November 02, 2025 | 2 minute read
Catching Our Breath: Critical Race STS and the Carceral Imagination
by Ruha Benjamin
Text Exploration
In this text, the author calls for scholars working within science and technology studies to consider justice frameworks related to race-ethnicity in all of their work, even if that work does not immediately appear to touch on issues of equity. Benjamin contextualizes the argument in a history of inaction within the field of sociology. Scholars have been called to consider issues of race relations and equity for years, but it is argued that these calls have been ignored. The author presents the idea of “the carceral imagination,” which is to see a collective imaginary of a future of how life out to be lived, in order to urge the field to commit to integrating critical race approaches into the study of science and technology.

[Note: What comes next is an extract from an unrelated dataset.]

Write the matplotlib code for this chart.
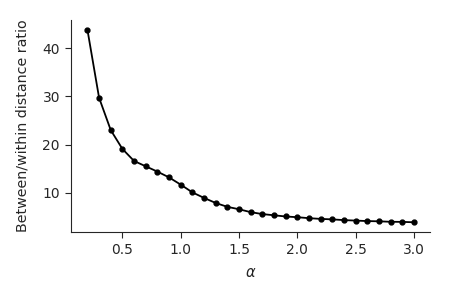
import matplotlib
matplotlib.use("Agg")
import matplotlib.pyplot as plt
import seaborn as sns

alpha = [0.2, 0.3, 0.4, 0.5, 0.6, 0.7, 0.8, 0.9, 1.0, 1.1, 1.2, 1.3, 1.4, 1.5,
         1.6, 1.7, 1.8, 1.9, 2.0, 2.1, 2.2, 2.3, 2.4, 2.5, 2.6, 2.7, 2.8, 2.9, 3.0]
ratio = [43.8, 29.7, 23.0, 19.1, 16.6, 15.5, 14.4, 13.2, 11.7, 10.1, 8.95, 7.9, 7.1, 6.6,
         6.0, 5.6, 5.35, 5.1, 4.95, 4.75, 4.6, 4.5, 4.35, 4.25, 4.15, 4.1, 4.0, 3.98, 3.9]

sns.set_style("ticks")
plt.rcParams['font.family'] = ['DejaVu Sans']

fig = plt.figure(figsize=(4.5, 3), dpi=100)
ax = fig.add_axes([0.158, 0.227, 0.798, 0.706])
ax.plot(alpha, ratio, color="black", marker="o", markersize=3.5, linewidth=1.3)
ax.set_xlabel(r"$\alpha$", fontsize=10.5, labelpad=6)
ax.set_ylabel("Between/within distance ratio", fontsize=10.3, labelpad=9)
ax.set_xticks([0.5, 1.0, 1.5, 2.0, 2.5, 3.0])
ax.set_yticks([10, 20, 30, 40])
ax.tick_params(labelsize=10, length=4.5)
sns.despine(ax=ax)
fig.savefig("out.png", dpi=100)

Using a number of examples, the author shows how technological change has historically been built and designed with racial impact implicit in operation, leaving someone using such a technology to simply “do their job” while still activating a form of inequity. For example, a spirometer included a capability to offer a “race correction,” and this capability was used to make it more difficult for black workers to qualify for workers comp as a result of asbestos in the workplace. “Hot spotting”, using GIS to identify areas of medical vulnerability, classifies those in need as “socially disintegrated,” which “reproduces the very forms of classificatory stigma that restrict people’s life chances in the first place.” Citing Browne, the author notes the digital epidermalization produced by facial recognition installs racism into critical state interactions, such as border crossing.
The author concludes by calling for integration of critical race theories into sociology research of science and technology as a matter of practice, as “social inequality is legitimized by cultural mythologies about human differences,” and those mythologies are highlighted by everything from pharmaceuticals, to genetic ancestry tests, to police databases.